A MOTHER left “marooned” without transport after a police car smashed into her parked car, writing it off, may have to wait six months before she gets answers about what happened.
North Wales Police have written to Heather Edwards, of Hill Street, Rhos, saying an investigation into why a marked squad car crashed into her Fiat Punto in the early hours of the morning could take up to six months to complete.
The car was parked on the side of the road when it was hit in the early hours of June 3.
The crash also wrote off a Ford Fiesta belong to Mrs Edwards’ aunt.
Mrs Edwards, 27, and husband Lee, 35, have been left without a car since the incident and could be left thousands of pounds out of pocket.
And they have been left fuming after a letter from North Wales Police said its investigation into the crash could take up to half a year.
“Surely someone knows what happened and it shouldn’t take that long,” Mrs Edwards said.
“I feel like we’ve been left in limbo.”
Mr and Mrs Edwards said they were paying for their £7,000 Fiat in instalments and are still required to meet the payments, despite now having no vehicle to drive.

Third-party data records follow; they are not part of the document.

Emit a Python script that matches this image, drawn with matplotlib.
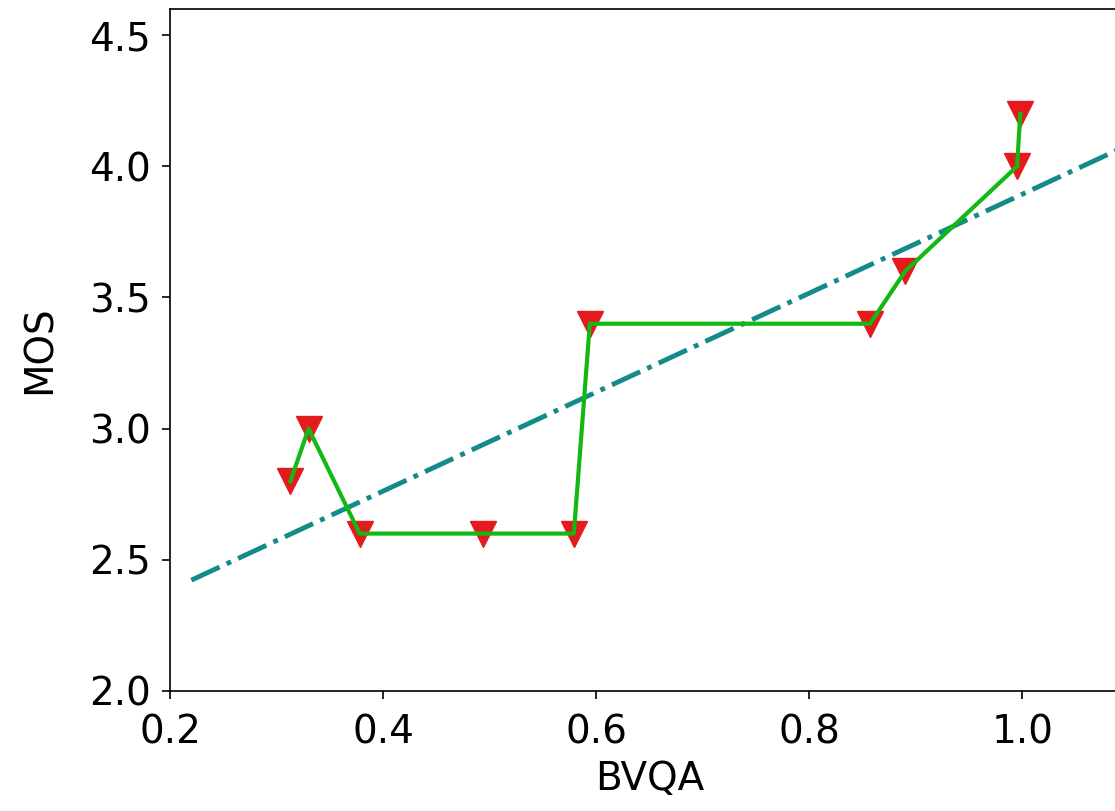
import matplotlib
matplotlib.use('Agg')
import matplotlib.pyplot as plt
import numpy as np

# BVQA score vs MOS
bvqa = [0.313, 0.330, 0.378, 0.494, 0.579, 0.594, 0.857, 0.890, 0.995, 0.998]
mos = [2.8, 3.0, 2.6, 2.6, 2.6, 3.4, 3.4, 3.6, 4.0, 4.2]

# linear fit over the points
k, b = np.polyfit(bvqa, mos, 1)
fit_x = np.array([0.22, 1.1])

fig = plt.figure(figsize=(11.15, 8.11), dpi=100)
ax = fig.add_axes([0.1525, 0.148, 0.86, 0.841])

ax.plot(fit_x, k * fit_x + b, '-.', color='#138b88', lw=3.5)
ax.plot(bvqa, mos, 'v', color='#e41a1c', ms=19, zorder=3)
ax.plot(bvqa, mos, '-', color='#14b814', lw=3, zorder=4)

ax.set_xlim(0.2, 1.1)
ax.set_ylim(2.0, 4.6)
ax.set_xticks([0.2, 0.4, 0.6, 0.8, 1.0])
ax.set_yticks([2.0, 2.5, 3.0, 3.5, 4.0, 4.5])
ax.tick_params(axis='x', labelsize=28, length=6, width=1.2, pad=10)
ax.tick_params(axis='y', labelsize=28, length=6, width=1.2, pad=8)
for s in ax.spines.values():
    s.set_linewidth(1.2)
ax.set_xlabel('BVQA', fontsize=28, labelpad=6)
ax.set_ylabel('MOS', fontsize=28, labelpad=22)

plt.savefig('out.png', dpi=100)
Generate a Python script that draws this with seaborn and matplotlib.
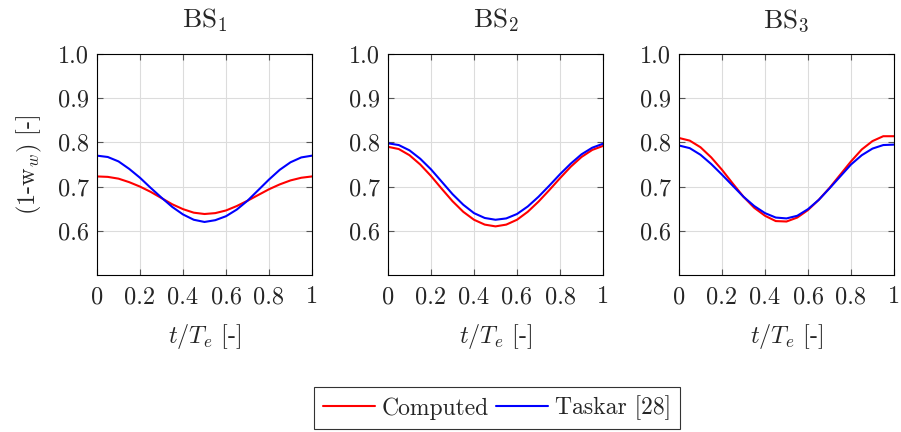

Insurers have paid out £4,200, meaning the couple are £2,800 out of pocket and without a car.
Mrs Edwards, who works as a hairdresser at Wild About Hair in Wrexham, said the situation is proving a “nightmare” for her and her husband, who is a forklift truck driver in Penley. The couple have a two-year-old daughter Layla and Mrs Edwards said she hoped the reasons behind the crash would soon become clear.
Mrs Edwards said: “We received a letter from the police saying the investigation could take up to six months.
“I don’t know what the normal procedures are but we want answers as soon as possible.
“I’m without a car and I’m in a situation where I’m still paying for a car that was written off in an incident which wasn’t our fault.
“I can’t afford a new car at the moment. I want to know what happened now, as those who were involved in the crash must know. The lack of information from the police,
well it’s not been good enough in my opinion.
“We feel marooned. If we want to get anywhere it’s taxis or buses at the moment. It’s a nightmare because I’m now paying for a car I don’t have.
“Lee is having to leave an hour earlier to walk into Johnstown to catch a bus to work. It’s difficult when you have a young child.”
Her aunt, Susan Griffiths, 66, of Rhostyllen, a retired pharmacuetical nurse at the Maelor Hospital, whose car was also written off in the collision, has had to use savings to pay for a new vehicle.
“My aunt has had to dip into her life savings to get herself a new car,” Mrs Edwards added.
“She shouldn’t have to be doing that at her age.”
A NWP spokesman said the investigation into the collison was ongoing, but declined to comment further.